A benchmark suite directory has the following layout. The $-prefixed variables refer to values in the asv.conf.json file.

  • asv.conf.json: The configuration file.

  • $benchmark_dir: Contains the benchmark code, created by the user. Each subdirectory needs an

  • $project/: A clone of the project being benchmarked. Information about the history is grabbed from here, but the actual building happens in the environment-specific clones described below.

  • $env_dir/: Contains the environments used for building and benchmarking. There is one environment in here for each specific combination of Python version and library dependency. Generally, the dependencies are only installed once, and then reused on subsequent runs of asv, but the project itself needs to be rebuilt for each commit being benchmarked.

    • $ENVIRONMENT_HASH/: The directory name of each environment is the md5hash of the list of dependencies and the Python version. This is not very user friendly, but this keeps the filename within reasonable limits.

      • asv-env-info.json: Contains information about the environment, mainly the Python version and dependencies used.

      • project/: An environment-specific clone of the project repository. Each environment has its own clone so that builds can be run in parallel without fear of clobbering (particularly for projects that generate source files outside of the build/ directory. These clones are created from the main $project/ directory using the --shared option to git clone so that the repository history is stored in one place to save on disk space.

        The project is built in this directory with the standard distutils python build command. This means repeated builds happen in the same place and ccache is able to cache and reuse many of the build products.

      • wheels/: If wheel_cache_size in asv.conf.json is set to something other than 0, this contains Wheels of the last N project builds for this environment. In this way, if a build for a particular commit has already been performed and cached, it can be restored much more quickly. Each subdirectory is a commit hash, containing one .whl file and a timestamp.

      • usr/, lib/, bin/ etc.: These are the virtualenv or Conda environment directories that we install the project into and then run benchmarks from.

  • $results_dir/: This is the “database” of results from benchmark runs.
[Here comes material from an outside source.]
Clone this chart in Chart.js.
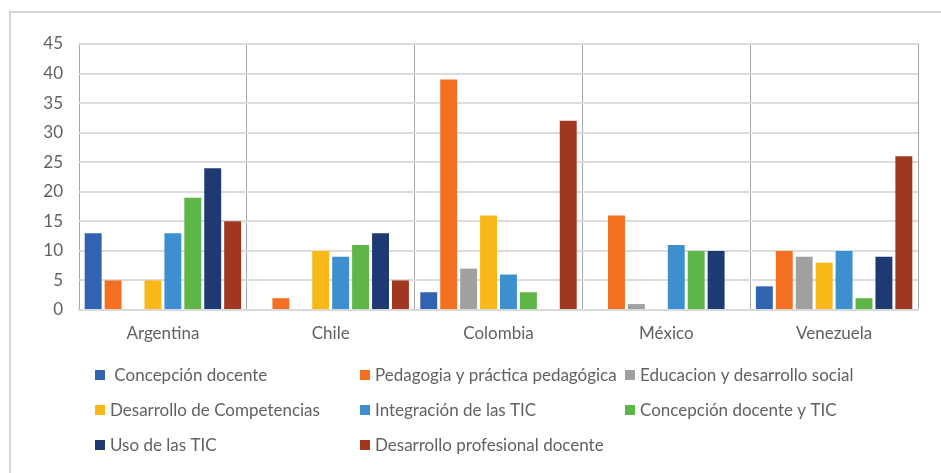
<!DOCTYPE html>
<html>
<head>
<meta charset="utf-8">
<script src="https://cdn.jsdelivr.net/npm/chart.js@4/dist/chart.umd.min.js"></script>
<style>
  html, body { margin: 0; padding: 0; background: #ffffff; }
  body { width: 941px; height: 473px; position: relative; overflow: hidden; }
  #frame { position: absolute; left: 9px; top: 11px; width: 960px; height: 500px;
           border-left: 2px solid #d4d4d4; border-top: 2px solid #d4d4d4; box-sizing: border-box; }
  #wrap { position: absolute; left: 0; top: 0; width: 941px; height: 473px; }
</style>
</head>
<body>
<div id="frame"></div>
<div id="wrap"><canvas id="chart" width="941" height="473"></canvas></div>
<script>
const countries = ['Argentina', 'Chile', 'Colombia', 'México', 'Venezuela'];

const concepcionDocente      = [13, 0, 3, 0, 4];
const pedagogiaPractica      = [5, 2, 39, 16, 10];
const educacionDesarrollo    = [0, 0, 7, 1, 9];
const desarrolloCompetencias = [5, 10, 16, 0, 8];
const integracionTIC         = [13, 9, 6, 11, 10];
const concepcionDocenteTIC   = [19, 11, 3, 10, 2];
const usoTIC                 = [24, 13, 0, 10, 9];
const desarrolloProfesional  = [15, 5, 32, 0, 26];

const seriesNames = [
  ' Concepción docente',
  'Pedagogia y práctica pedagógica',
  'Educacion y desarrollo social',
  'Desarrollo de Competencias',
  'Integración de las TIC',
  'Concepción docente y TIC',
  'Uso de las TIC',
  'Desarrollo profesional docente'
];
const seriesValues = [
  concepcionDocente, pedagogiaPractica, educacionDesarrollo, desarrolloCompetencias,
  integracionTIC, concepcionDocenteTIC, usoTIC, desarrolloProfesional
];
const seriesColors = [
  '#3063b1', '#f37021', '#a0a0a0', '#f8b918',
  '#3d8fd0', '#5db646', '#1d3a72', '#a1371f'
];

const yMax = 45;
const yStep = 5;

const FONT = 'Lato, "Liberation Sans", sans-serif';
const TEXT = '#616161';

// Legend laid out in three columns and three rows under the plot
const legendColumns = [95, 360, 625];
const legendRows = [375, 410, 445];

const legendPlugin = {
  id: 'gridLegend',
  afterDraw(chart) {
    const ctx = chart.ctx;
    ctx.save();
    ctx.font = '17px ' + FONT;
    ctx.textBaseline = 'middle';
    ctx.textAlign = 'left';
    seriesNames.forEach((name, i) => {
      const col = i % 3, row = Math.floor(i / 3);
      const x = legendColumns[col], y = legendRows[row];
      ctx.fillStyle = seriesColors[i];
      ctx.fillRect(x, y - 5, 10, 10);
      ctx.fillStyle = TEXT;
      ctx.fillText(name, x + 15, y + 1);
    });
    ctx.restore();
  }
};

new Chart(document.getElementById('chart'), {
  type: 'bar',
  data: {
    labels: countries,
    datasets: seriesNames.map((name, i) => ({
      label: name,
      data: seriesValues[i],
      backgroundColor: seriesColors[i],
      borderWidth: 0,
      categoryPercentage: 0.95,
      barPercentage: 0.85
    }))
  },
  options: {
    responsive: false,
    animation: false,
    devicePixelRatio: 1,
    layout: { padding: { top: 44, right: 23, bottom: 123, left: 0 } },
    plugins: {
      legend: { display: false },
      tooltip: { enabled: false }
    },
    scales: {
      x: {
        offset: true,
        grid: { display: true, offset: true, color: '#a6a6a6', lineWidth: 1, drawTicks: false },
        border: { display: true, color: '#d9d9d9', width: 2 },
        ticks: { color: TEXT, font: { family: FONT, size: 17 }, padding: 13, maxRotation: 0 },
        afterFit(scale) { scale.height = 40; }
      },
      y: {
        min: 0,
        max: yMax,
        ticks: { stepSize: yStep, color: TEXT, font: { family: FONT, size: 17 }, padding: 16 },
        grid: { color: '#dcdcdc', lineWidth: 2, drawTicks: false },
        border: { display: false },
        afterFit(scale) { scale.width = 79; }
      }
    }
  },
  plugins: [legendPlugin]
});
</script>
</body>
</html>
    • benchmarks.json: Contains metadata about all of the benchmarks in the suite. It is a dictionary from benchmark names (a fully-qualified dot-separated path) to dictionaries containing information about that benchmark. Useful keys include:

      • code: The Python code of the benchmark
      • params: List of lists describing parameter values of a parameterized benchmark. If benchmark is not parameterized, an empty list. Otherwise, the n-th entry of the list is a list of the Python repr() strings for the values the n-th parameter should loop over.
      • param_names: Names for parameters for a parameterized benchmark. Must be of the same length as the params list.
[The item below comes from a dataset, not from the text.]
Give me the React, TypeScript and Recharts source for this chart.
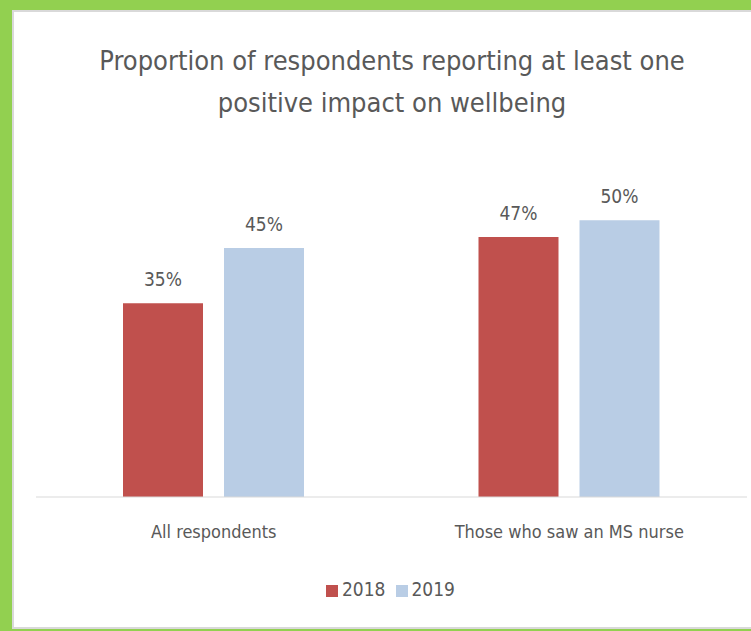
import { BarChart, Bar, XAxis, YAxis, Legend, LabelList } from 'recharts';

const categories = ['All respondents', 'Those who saw an MS nurse'];
const values2018 = [35, 47];
const values2019 = [45, 50];

const data = categories.map((name, i) => ({
  name,
  y2018: values2018[i],
  y2019: values2019[i],
}));

const FONT = '"Liberation Sans Narrow", "DejaVu Sans Condensed", "Open Sans", sans-serif';
const TEXT = '#595959';

export default function App() {
  return (
    <div style={{ position: 'absolute', left: 0, top: 0, width: 751, height: 631, background: '#92D050', fontFamily: FONT }}>
      <div
        style={{
          position: 'absolute',
          left: 12,
          top: 10,
          width: 739,
          height: 619,
          background: '#fff',
          borderLeft: '2px solid #d9d9d9',
          borderTop: '2px solid #d9d9d9',
          borderBottom: '2px solid #d9d9d9',
          boxSizing: 'border-box',
        }}
      />
      <div
        style={{
          position: 'absolute',
          left: 14,
          top: 40,
          width: 737,
          textAlign: 'center',
          color: TEXT,
          fontSize: 27,
          lineHeight: '42px',
          paddingLeft: 19,
          boxSizing: 'border-box',
        }}
      >
        Proportion of respondents reporting at least one
        <br />
        positive impact on wellbeing
      </div>
      <div style={{ position: 'absolute', left: 0, top: 0 }}>
        <BarChart
          width={751}
          height={631}
          data={data}
          margin={{ top: 165, right: 4, left: 36, bottom: 82 }}
          barSize={80}
          barGap={21}
        >
          <XAxis
            dataKey="name"
            axisLine={{ stroke: '#d9d9d9', strokeWidth: 1 }}
            tickLine={false}
            tick={{ fill: TEXT, fontSize: 18, fontFamily: FONT }}
            tickMargin={22}
          />
          <YAxis hide domain={[0, 60]} />
          <Legend
            verticalAlign="bottom"
            iconType="square"
            iconSize={12}
            wrapperStyle={{ bottom: 31, left: 20, width: 751, fontSize: 19, fontFamily: FONT }}
            formatter={(value) => <span style={{ color: TEXT }}>{value}</span>}
          />
          <Bar dataKey="y2018" name="2018" fill="#C0504D" isAnimationActive={false}>
            <LabelList dataKey="y2018" position="top" offset={17} formatter={(v) => `${v}%`} style={{ fill: TEXT, fontSize: 19, fontFamily: FONT }} />
          </Bar>
          <Bar dataKey="y2019" name="2019" fill="#B9CDE5" isAnimationActive={false}>
            <LabelList dataKey="y2019" position="top" offset={17} formatter={(v) => `${v}%`} style={{ fill: TEXT, fontSize: 19, fontFamily: FONT }} />
          </Bar>
        </BarChart>
      </div>
    </div>
  );
}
      Other keys are specific to the kind of benchmark, and correspond to Benchmark attributes.

    • MACHINE/: Within the results directory is a directory for each machine. Putting results from different machines in separate directories makes the results trivial to merge, which is useful when benchmarking across different platforms or architectures.
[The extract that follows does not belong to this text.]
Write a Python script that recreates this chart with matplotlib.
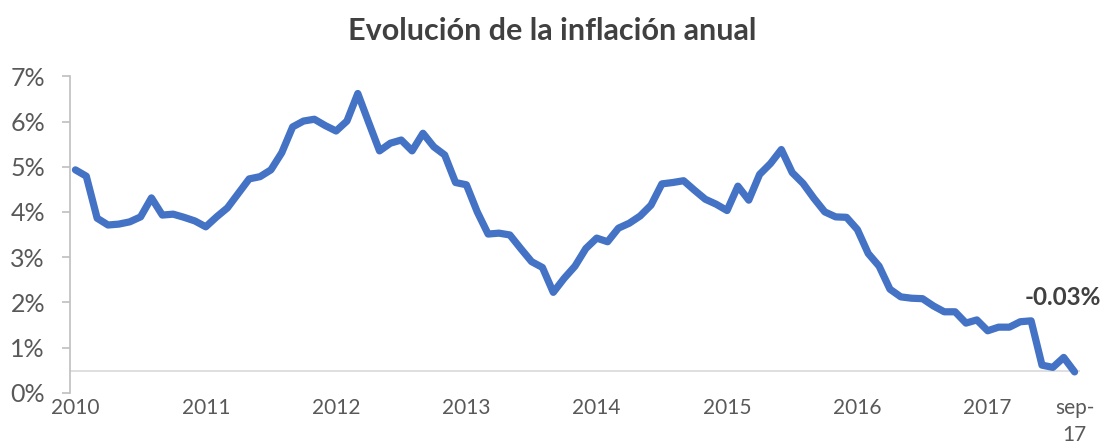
import matplotlib
matplotlib.use("Agg")
import matplotlib.pyplot as plt
import numpy as np

plt.rcParams['font.family'] = ['Lato', 'DejaVu Sans']

title = "Evolución de la inflación anual"
# Monthly annual inflation, Jan 2010 .. Sep 2017 (%)
inflation = [
    4.93, 4.79, 3.86, 3.71, 3.73, 3.78, 3.89, 4.31, 3.93, 3.95, 3.88, 3.80,   # 2010
    3.67, 3.89, 4.09, 4.41, 4.73, 4.78, 4.93, 5.31, 5.88, 6.01, 6.05, 5.91,   # 2011
    5.79, 6.01, 6.62, 5.98, 5.35, 5.52, 5.59, 5.35, 5.74, 5.44, 5.26, 4.65,   # 2012
    4.60, 4.00, 3.51, 3.53, 3.49, 3.19, 2.90, 2.77, 2.22, 2.53, 2.80, 3.19,   # 2013
    3.42, 3.34, 3.64, 3.75, 3.91, 4.15, 4.62, 4.65, 4.69, 4.48, 4.28, 4.17,   # 2014
    4.03, 4.57, 4.26, 4.83, 5.07, 5.38, 4.87, 4.63, 4.30, 4.00, 3.89, 3.88,   # 2015
    3.61, 3.08, 2.80, 2.29, 2.12, 2.09, 2.08, 1.92, 1.79, 1.79, 1.54, 1.61,   # 2016
    1.37, 1.45, 1.45, 1.57, 1.59, 0.61, 0.56, 0.78, 0.46,                     # 2017
]
tick_positions = [0, 12, 24, 36, 48, 60, 72, 84, 92]
tick_labels = ["2010", "2011", "2012", "2013", "2014", "2015", "2016", "2017", "sep-\n17"]
yticks = [0, 1, 2, 3, 4, 5, 6, 7]
axis_cross = 0.49
last_label = "-0.03%"

fig = plt.figure(figsize=(11.04, 4.48), dpi=100)
ax = fig.add_axes([70/1104, (448-392.7)/448, 1010/1104, (392.7-76.3)/448])

x = np.arange(len(inflation))
ax.plot(x, inflation, color="#4472C4", linewidth=5.2, solid_joinstyle="round",
        solid_capstyle="round", zorder=3)

ax.axhline(axis_cross, color="#D9D9D9", linewidth=1.2, zorder=1)

ax.set_xlim(-0.5, len(inflation) - 0.5)
ax.set_ylim(0, 7)

for s in ["top", "right", "bottom"]:
    ax.spines[s].set_visible(False)
ax.spines["left"].set_color("#BFBFBF")
ax.spines["left"].set_linewidth(1.2)

ax.set_yticks(yticks)
ax.set_yticklabels([f"{v}%" for v in yticks])
ax.tick_params(axis="y", length=6, width=1.2, color="#BFBFBF", pad=12,
               labelsize=18, labelcolor="#595959")
ax.set_xticks(tick_positions)
ax.set_xticklabels(tick_labels, linespacing=1.45)
ax.tick_params(axis="x", length=0, pad=4, labelsize=15, labelcolor="#595959")

ax.text(90.9, 2.1, last_label, ha="center", va="center", fontsize=17.5,
        fontweight="bold", color="#404040")

fig.suptitle(title, x=0.5, y=0.962, fontsize=22, fontweight="bold", color="#404040")

fig.savefig("out.png", dpi=100)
      • HASH-pythonX.X-depA-depB.json: Each JSON file within a particular machine represents a run of benchmarks for a particular project commit in a particular environment. Useful keys include:
        • commit_hash: The project commit that the benchmarks were run on.
        • date: A Javascript date stamp of the date of the commit (not when the benchmarks were run).
        • params: Information about the machine the benchmarks were run on.
        • results: A dictionary from benchmark names to benchmark results.
          • If non-parameterized benchmark, the result is a single value.
          • For parameterized benchmarks, the result is a dictionary with keys params and result. The params value contains a copy of the parameter values of the benchmark, as described above. If the user has modified the benchmark after the benchmark was run, these may differ from the current values. The result value is a list of results. Each entry corresponds to one combination of the parameter values. The n-th entry in the list corresponds to the parameter combination itertools.product(*params)[n], i.e., the results appear in cartesian product order, with the last parameters varying fastest.
          • In the results, null indicates a failed benchmark, including failures in installing the project version. NaN indicates a benchmark explicitly skipped by the benchmark suite.
  • $html_dir/: The output of asv publish, that turns the raw results in $results_dir/ into something viewable in a web browser. It is an important feature of asv that the results can be shared on a static web server, so there is no server side component, and the result data is accessed through AJAX calls from Javascript. Most of the files at the root of $html_dir/ are completely static and are just copied verbatim from asv/www/ in the source tree.

    • index.json: Contains an index into the benchmark data, describing what is available. Important keys include:
      • benchmarks: A dictionary of benchmarks. At the moment, this is identical to the content in $results_dir/benchmarks.json.
      • date_to_hash: A dictionary mapping Javascript date stamps to commit hashes. This allows the x-scale of a plot to be scaled by date.
      • machines: Describes the machines used for testing.
      • params: A dictionary of parameters against which benchmark results can be selected. Each entry is a list of valid values for that parameter.
      • tags: A dictionary of git tags and their dates, so this information can be displayed in the plot.
    • graphs/: This is a nested tree of directories where each level is a parameter from the params dictionary, in asciibetical order. The web interface, given a set of parameters that are set, get easily grab the associated graph.
      • BENCHMARK_NAME.json: At the leaves of this tree are the actual benchmark graphs. It contains a list of pairs, where each pair is of the form (timestamp, result_value). For parameterized benchmarks, result_value is a list of results, corresponding to itertools.product iteration over the parameter combinations, similarly as in the result files. For non-parameterized benchmarks, it is directly the result. Missing values (eg. failed and skipped benchmarks) are represented by null.

Full-stack testing

For full-stack testing, we use Selenium WebDriver and its Python bindings. Additional documentation for Selenium Python bindings is here.

The browser back-end can be selected via:

python test -a "--webdriver=PhantomJS"
py.test --webdriver=PhantomJS

The allowed values include PhantomJS (default) and Chrome, corresponding to:

  • PhantomJS: Headless web browser. Runs without requiring a display. On Ubuntu, install via apt-get install phantomjs.
  • ChromeDriver: Chrome-based controllable browser. Cannot run without a display, and will pop up a window when running. On Ubuntu, install via apt-get install chromium-chromedriver.

For other options regarding the webdriver to use, see py.test --help.